## Records shown
───
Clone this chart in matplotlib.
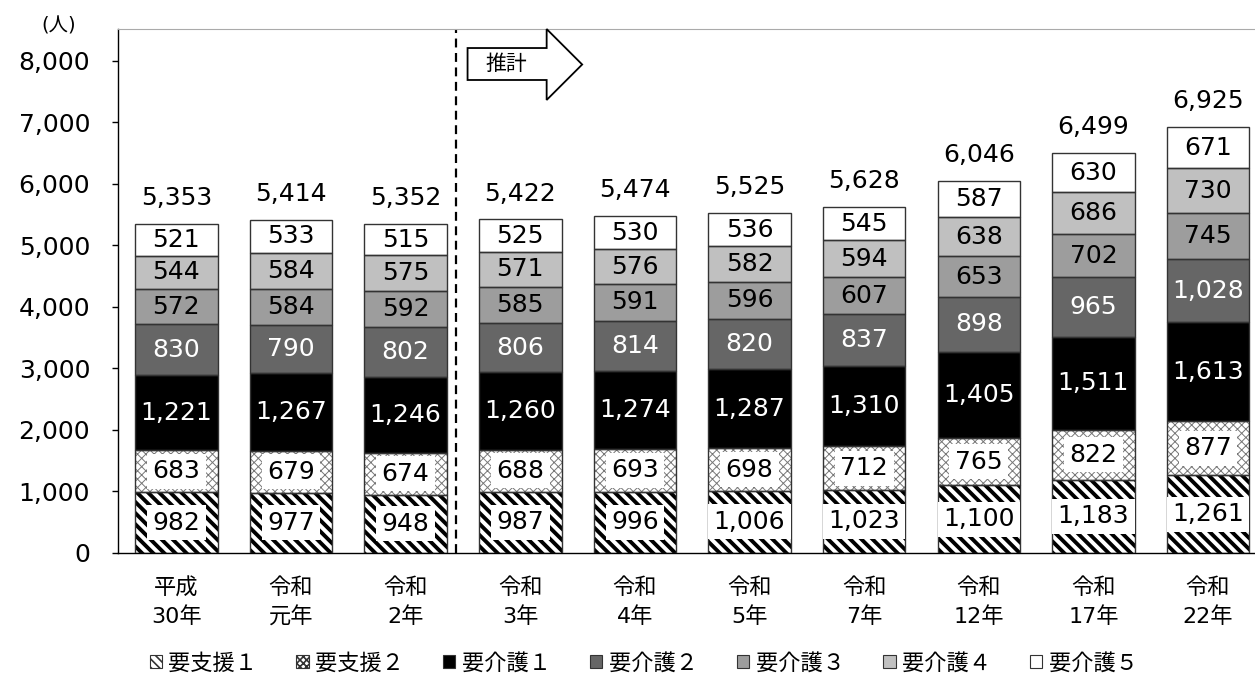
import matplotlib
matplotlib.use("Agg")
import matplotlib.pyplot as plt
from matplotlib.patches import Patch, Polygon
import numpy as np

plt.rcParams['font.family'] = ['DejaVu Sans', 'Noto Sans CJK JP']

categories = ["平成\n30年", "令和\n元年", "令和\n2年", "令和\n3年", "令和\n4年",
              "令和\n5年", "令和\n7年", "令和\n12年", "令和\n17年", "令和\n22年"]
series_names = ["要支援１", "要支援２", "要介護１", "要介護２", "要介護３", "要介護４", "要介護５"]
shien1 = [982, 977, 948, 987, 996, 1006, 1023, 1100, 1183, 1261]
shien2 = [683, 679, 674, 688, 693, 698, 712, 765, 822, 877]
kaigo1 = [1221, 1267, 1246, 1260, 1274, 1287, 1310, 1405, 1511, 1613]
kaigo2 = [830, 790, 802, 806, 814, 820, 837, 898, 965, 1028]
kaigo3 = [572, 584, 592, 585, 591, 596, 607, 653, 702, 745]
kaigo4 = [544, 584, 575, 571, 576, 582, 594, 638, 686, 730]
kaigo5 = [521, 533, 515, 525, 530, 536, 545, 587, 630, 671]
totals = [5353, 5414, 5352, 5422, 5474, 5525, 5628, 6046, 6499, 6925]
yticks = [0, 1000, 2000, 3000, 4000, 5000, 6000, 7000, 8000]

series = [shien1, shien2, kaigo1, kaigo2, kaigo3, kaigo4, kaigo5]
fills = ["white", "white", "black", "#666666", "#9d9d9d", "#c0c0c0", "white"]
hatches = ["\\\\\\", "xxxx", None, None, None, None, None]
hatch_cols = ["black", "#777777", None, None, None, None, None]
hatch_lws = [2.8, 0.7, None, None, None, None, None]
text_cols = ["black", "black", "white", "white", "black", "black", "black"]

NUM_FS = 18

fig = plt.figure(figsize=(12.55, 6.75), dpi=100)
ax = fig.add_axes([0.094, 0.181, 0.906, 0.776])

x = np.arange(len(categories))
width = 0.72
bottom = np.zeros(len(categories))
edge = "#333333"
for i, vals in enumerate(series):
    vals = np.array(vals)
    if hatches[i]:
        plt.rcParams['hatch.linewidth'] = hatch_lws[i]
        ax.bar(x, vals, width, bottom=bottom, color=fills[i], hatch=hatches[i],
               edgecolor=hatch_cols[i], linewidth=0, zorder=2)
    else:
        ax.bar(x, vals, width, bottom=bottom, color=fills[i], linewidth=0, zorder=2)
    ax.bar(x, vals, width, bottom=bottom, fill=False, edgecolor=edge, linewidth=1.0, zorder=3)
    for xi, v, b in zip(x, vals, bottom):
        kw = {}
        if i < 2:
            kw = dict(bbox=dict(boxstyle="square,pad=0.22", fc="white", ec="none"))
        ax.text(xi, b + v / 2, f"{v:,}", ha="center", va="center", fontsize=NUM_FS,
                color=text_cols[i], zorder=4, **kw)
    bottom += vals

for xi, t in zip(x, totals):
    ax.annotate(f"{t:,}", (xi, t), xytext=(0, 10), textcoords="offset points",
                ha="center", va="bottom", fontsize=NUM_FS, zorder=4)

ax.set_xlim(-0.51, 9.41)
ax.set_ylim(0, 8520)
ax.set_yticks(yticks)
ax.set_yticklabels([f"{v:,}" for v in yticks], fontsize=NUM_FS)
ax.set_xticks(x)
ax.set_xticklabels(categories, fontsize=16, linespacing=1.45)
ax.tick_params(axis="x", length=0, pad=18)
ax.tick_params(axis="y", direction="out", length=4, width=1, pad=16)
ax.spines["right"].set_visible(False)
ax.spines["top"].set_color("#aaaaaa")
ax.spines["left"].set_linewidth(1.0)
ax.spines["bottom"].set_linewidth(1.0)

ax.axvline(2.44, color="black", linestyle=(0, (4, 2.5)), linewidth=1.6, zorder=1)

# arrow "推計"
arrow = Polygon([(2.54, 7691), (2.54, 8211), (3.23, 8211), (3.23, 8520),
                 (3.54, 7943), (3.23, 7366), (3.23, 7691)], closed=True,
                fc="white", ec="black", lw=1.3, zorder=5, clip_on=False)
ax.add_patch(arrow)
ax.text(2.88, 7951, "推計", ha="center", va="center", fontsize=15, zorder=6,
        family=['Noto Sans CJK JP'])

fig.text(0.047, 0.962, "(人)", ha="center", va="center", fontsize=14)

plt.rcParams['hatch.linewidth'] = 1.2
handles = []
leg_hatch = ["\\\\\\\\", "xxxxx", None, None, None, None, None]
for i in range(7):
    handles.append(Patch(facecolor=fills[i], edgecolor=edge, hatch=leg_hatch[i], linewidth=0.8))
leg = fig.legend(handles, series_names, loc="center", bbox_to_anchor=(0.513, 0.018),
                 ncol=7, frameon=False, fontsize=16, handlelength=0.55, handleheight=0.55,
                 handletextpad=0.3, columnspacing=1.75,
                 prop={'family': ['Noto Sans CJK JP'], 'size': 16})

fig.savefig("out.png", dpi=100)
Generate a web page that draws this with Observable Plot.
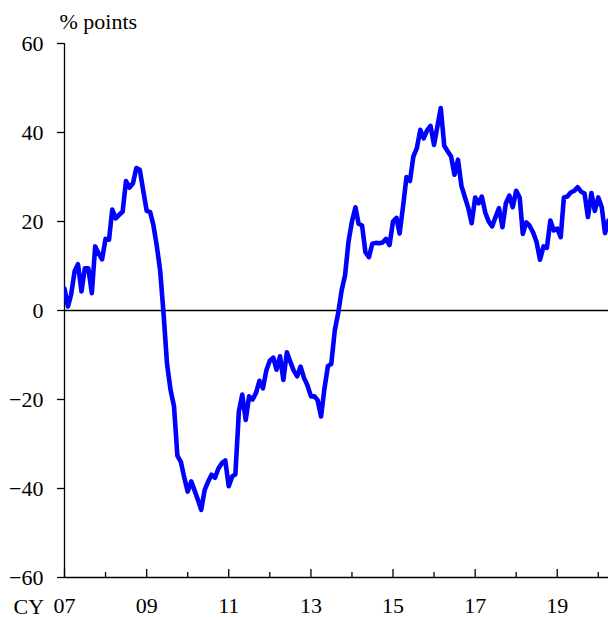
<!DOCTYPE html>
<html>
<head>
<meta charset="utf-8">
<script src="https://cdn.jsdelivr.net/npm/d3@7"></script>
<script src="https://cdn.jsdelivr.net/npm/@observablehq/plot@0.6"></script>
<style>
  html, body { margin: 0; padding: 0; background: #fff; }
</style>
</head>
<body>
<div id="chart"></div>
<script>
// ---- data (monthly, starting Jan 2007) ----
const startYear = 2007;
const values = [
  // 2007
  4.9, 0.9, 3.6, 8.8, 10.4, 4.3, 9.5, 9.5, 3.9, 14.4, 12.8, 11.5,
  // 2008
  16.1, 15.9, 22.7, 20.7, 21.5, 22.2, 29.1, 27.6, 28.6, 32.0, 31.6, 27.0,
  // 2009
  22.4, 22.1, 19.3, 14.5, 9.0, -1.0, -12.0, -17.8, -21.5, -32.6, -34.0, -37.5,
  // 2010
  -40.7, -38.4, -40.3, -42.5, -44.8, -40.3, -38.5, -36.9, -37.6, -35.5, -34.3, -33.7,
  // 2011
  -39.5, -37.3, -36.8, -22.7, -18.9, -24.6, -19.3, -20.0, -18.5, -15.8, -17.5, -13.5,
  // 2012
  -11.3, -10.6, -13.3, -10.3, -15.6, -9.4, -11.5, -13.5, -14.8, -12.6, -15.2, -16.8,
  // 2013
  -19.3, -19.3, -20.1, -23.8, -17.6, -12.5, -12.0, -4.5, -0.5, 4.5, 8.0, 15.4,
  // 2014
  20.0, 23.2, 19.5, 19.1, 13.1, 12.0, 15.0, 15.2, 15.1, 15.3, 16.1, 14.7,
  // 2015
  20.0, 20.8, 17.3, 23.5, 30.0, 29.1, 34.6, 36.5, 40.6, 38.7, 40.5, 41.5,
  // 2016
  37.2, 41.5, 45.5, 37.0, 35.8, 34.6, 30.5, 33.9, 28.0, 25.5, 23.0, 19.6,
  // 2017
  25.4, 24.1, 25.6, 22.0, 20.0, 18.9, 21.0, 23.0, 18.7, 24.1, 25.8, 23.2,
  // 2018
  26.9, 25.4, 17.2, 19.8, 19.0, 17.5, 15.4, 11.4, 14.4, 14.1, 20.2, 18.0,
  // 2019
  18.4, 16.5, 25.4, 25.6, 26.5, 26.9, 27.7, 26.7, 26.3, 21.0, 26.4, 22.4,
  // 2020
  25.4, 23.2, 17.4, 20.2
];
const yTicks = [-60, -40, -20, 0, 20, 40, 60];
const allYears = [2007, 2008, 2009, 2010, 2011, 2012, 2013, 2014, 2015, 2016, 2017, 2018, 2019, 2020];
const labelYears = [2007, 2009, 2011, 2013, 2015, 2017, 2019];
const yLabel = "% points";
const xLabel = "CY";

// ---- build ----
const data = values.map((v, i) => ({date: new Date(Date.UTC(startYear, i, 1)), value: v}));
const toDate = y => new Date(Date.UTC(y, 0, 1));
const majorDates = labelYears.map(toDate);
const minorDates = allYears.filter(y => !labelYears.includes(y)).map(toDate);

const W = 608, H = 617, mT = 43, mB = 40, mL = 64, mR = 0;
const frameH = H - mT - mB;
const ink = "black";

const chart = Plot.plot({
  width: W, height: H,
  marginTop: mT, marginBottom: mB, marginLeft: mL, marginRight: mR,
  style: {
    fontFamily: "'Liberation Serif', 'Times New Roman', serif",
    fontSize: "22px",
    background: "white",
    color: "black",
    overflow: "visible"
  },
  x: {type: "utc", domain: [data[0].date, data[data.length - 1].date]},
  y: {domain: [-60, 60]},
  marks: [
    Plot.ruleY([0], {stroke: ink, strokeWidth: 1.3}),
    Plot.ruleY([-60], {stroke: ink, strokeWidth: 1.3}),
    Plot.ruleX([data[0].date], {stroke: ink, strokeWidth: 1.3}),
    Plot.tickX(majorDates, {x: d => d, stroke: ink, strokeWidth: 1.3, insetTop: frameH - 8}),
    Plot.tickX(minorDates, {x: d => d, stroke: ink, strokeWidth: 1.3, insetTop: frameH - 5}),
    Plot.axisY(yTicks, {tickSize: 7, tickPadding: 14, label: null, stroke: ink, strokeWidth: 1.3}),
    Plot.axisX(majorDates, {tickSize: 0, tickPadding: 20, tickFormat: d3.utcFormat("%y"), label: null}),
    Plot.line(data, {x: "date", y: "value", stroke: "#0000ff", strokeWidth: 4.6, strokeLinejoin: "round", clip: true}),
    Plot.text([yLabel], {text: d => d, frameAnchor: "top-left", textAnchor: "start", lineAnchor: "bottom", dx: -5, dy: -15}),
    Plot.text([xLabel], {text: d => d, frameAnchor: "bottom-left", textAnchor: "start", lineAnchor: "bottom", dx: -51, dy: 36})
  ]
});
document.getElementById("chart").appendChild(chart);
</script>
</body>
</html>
───
Leave the pictures out, and restate exactly the lines from the start of the records through the one that contains "yticks = [0, 1000, 2000, 3000, 4000, 5000, 6000, 7000, 8000]".

## Result of the task
Clone this chart in matplotlib.
import matplotlib
matplotlib.use("Agg")
import matplotlib.pyplot as plt
from matplotlib.patches import Patch, Polygon
import numpy as np

plt.rcParams['font.family'] = ['DejaVu Sans', 'Noto Sans CJK JP']

categories = ["平成\n30年", "令和\n元年", "令和\n2年", "令和\n3年", "令和\n4年",
              "令和\n5年", "令和\n7年", "令和\n12年", "令和\n17年", "令和\n22年"]
series_names = ["要支援１", "要支援２", "要介護１", "要介護２", "要介護３", "要介護４", "要介護５"]
shien1 = [982, 977, 948, 987, 996, 1006, 1023, 1100, 1183, 1261]
shien2 = [683, 679, 674, 688, 693, 698, 712, 765, 822, 877]
kaigo1 = [1221, 1267, 1246, 1260, 1274, 1287, 1310, 1405, 1511, 1613]
kaigo2 = [830, 790, 802, 806, 814, 820, 837, 898, 965, 1028]
kaigo3 = [572, 584, 592, 585, 591, 596, 607, 653, 702, 745]
kaigo4 = [544, 584, 575, 571, 576, 582, 594, 638, 686, 730]
kaigo5 = [521, 533, 515, 525, 530, 536, 545, 587, 630, 671]
totals = [5353, 5414, 5352, 5422, 5474, 5525, 5628, 6046, 6499, 6925]
yticks = [0, 1000, 2000, 3000, 4000, 5000, 6000, 7000, 8000]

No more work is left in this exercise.